Alabama Indian Affairs Commission

Commission overview
- Formed: 1984; 42 years ago
- Jurisdiction: State of Alabama
- Headquarters: Montgomery, Alabama
- Website: aiac.alabama.gov

= Alabama Indian Affairs Commission =

Alabama state government commission

Alabama Indian Affairs Commission (AIAC) is an agency of the state government of Alabama, created in 1984 by the Davis-Strong Act (Act No. 84-257) and codified at Code of Alabama § 41-9-708. Headquartered in Montgomery, the commission serves as a liaison between Native Americans in Alabama and local, state, and federal agencies, and develops the criteria under which the state extends recognition to Indian tribes. It represents more than 38,000 American Indian families who are residents of the state.

== History ==
The commission's predecessors date to 1974, when the Governor's Advisory Board on Indian Affairs was established under Governor George Wallace to oversee Native American policy in the state. It was followed in 1976 by the Alabama Creek Indian Council, and in 1978 by the Southwest Alabama Indian Affairs Commission (SAIAC), created by the Mims Act and sponsored by state senator Maston Mims on behalf of the Poarch Band of Creek Indians. The SAIAC's near-exclusive focus on the Poarch Band left the Star Clan of Muscogee Creeks and the state's Choctaw, Cherokee, and other Native American populations without representation.

In 1984, the legislature replaced the SAIAC with a statewide body through the Davis-Strong Act (Act No. 84-257), codified at Code of Alabama § 41-9-708. The legislation was spearheaded by state senator Wendell Mitchell at the urging of the Star Clan of Muscogee Creeks. The act established the commission to represent Native American interests throughout the state and extended state recognition to Alabama tribes.

== Functions ==
The commission acts as a liaison and advocate between Alabama's Native American communities and local, state, and federal agencies, with a focus on connecting tribal communities to resources and funding for social and economic development.
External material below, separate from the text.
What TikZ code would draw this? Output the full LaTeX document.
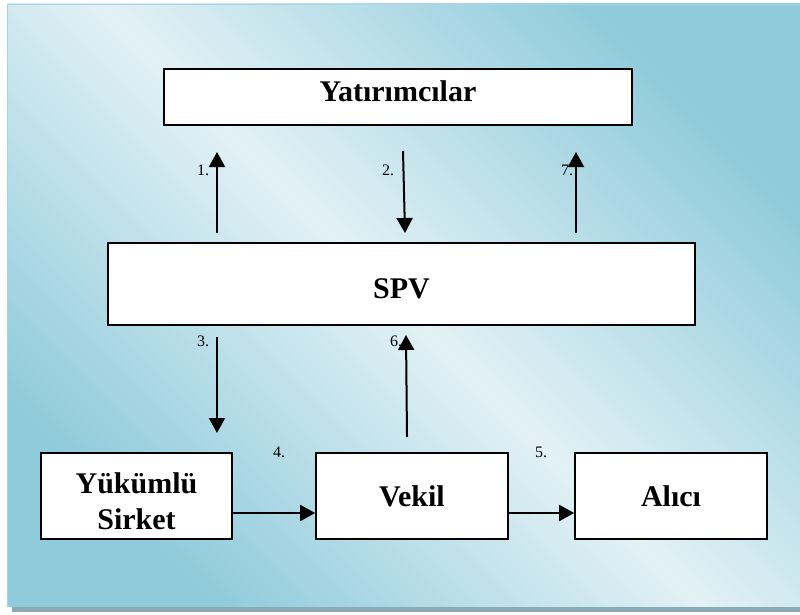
\documentclass[tikz,border=0pt]{standalone}
\usepackage{fontspec}
\setmainfont{Liberation Serif}
\usetikzlibrary{arrows.meta,calc}
\definecolor{panelDark}{RGB}{143,203,219}
\definecolor{panelLight}{RGB}{226,241,245}
\definecolor{panelEdge}{RGB}{165,214,226}
\definecolor{shadowGray}{RGB}{138,170,180}
\begin{document}
\begin{tikzpicture}[x=1pt,y=-1pt,
  box/.style={draw=black, line width=1.6pt, fill=white, align=center, inner sep=0pt,
    font=\bfseries\fontsize{30}{36}\selectfont},
  flow/.style={line width=2pt, -{Triangle[length=15pt,width=16pt]}},
  num/.style={font=\fontsize{16}{18}\selectfont, inner sep=0pt}]
\useasboundingbox (0,0) rectangle (800,615);
% panel with drop shadow
\fill[shadowGray] (12,600) rectangle (800,612);
\shade[top color=panelDark, bottom color=panelDark, middle color=panelLight, shading angle=-45]
  (7,4) rectangle (800,606);
\draw[panelEdge, line width=1pt] (800,4.5) -- (7.5,4.5) -- (7.5,606);

% boxes
\node[box, minimum width=468pt, minimum height=56pt, text height=20pt, text depth=10pt] (inv) at (398,97) {Yatırımcılar};
\node[box, minimum width=587pt, minimum height=82pt, text height=28pt, text depth=0pt] (spv) at (401.5,284) {SPV};
\node[box, minimum width=191pt, minimum height=86pt, text height=50pt, text depth=21pt] (obl) at (136.5,496)
  {\begin{tabular}{@{}c@{}}Yükümlü\\Sirket\end{tabular}};
\node[box, minimum width=192pt, minimum height=86pt] (agent) at (412,496) {Vekil};
\node[box, minimum width=192pt, minimum height=86pt] (buyer) at (671,496) {Alıcı};

% free ends of the vertical arrows
\coordinate (a1s) at (217,233); \coordinate (a1e) at (217,152);
\coordinate (a2s) at (403,151); \coordinate (a2e) at (405,233);
\coordinate (a7s) at (576,233); \coordinate (a7e) at (576,152);
\coordinate (a3s) at (217,337); \coordinate (a3e) at (217,433);
\coordinate (a6s) at (407,437); \coordinate (a6e) at (406,335);

\draw[flow] (a1s) -- (a1e);
\draw[flow] (a2s) -- (a2e);
\draw[flow] (a7s) -- (a7e);
\draw[flow] (a3s) -- (a3e);
\draw[flow] (a6s) -- (a6e);
\draw[flow] ($(obl.east)+(0,17)$) -- ($(agent.west)+(0,17)$);
\draw[flow] ($(agent.east)+(0,17)$) -- ($(buyer.west)+(0,17)$);

% step numbers
\node[num] (n1) at (203,170) {1.};
\node[num] (n2) at (388,170) {2.};
\node[num] (n7) at (567,170) {7.};
\node[num] (n3) at (203,341) {3.};
\node[num] (n6) at (396,341) {6.};
\node[num] (n4) at (279,452) {4.};
\node[num] (n5) at (541,452) {5.};
\end{tikzpicture}
\end{document}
It is also tasked with developing the criteria for state recognition of Indian tribes, bands, or groups, and with promoting Native American cultural and religious rights.

== Tribes recognized ==
The commission recognizes nine tribes, all state-recognized under Alabama law:
- Poarch Band of Creek Indians
- Echota Cherokee Tribe of Alabama
- Cherokee Tribe of Northeast Alabama
- Ma-Chis Lower Creek Indian Tribe of Alabama
- Star Clan of Muscogee Creeks
- Cher-O-Creek Intra Tribal Indians
- MOWA Band of Choctaw Indians
- Piqua Shawnee Tribe
- United Cherokee Ani-Yun-Wiya Nation

== Programs and scholarships ==
The AIAC provides many programs, such as Miss Indian Alabama, Native American Business Owner Profile, and the AIAC Scholarship, which supports Alabama residents enrolled in a state-recognized tribe who attend or plan to attend a college or university in the state.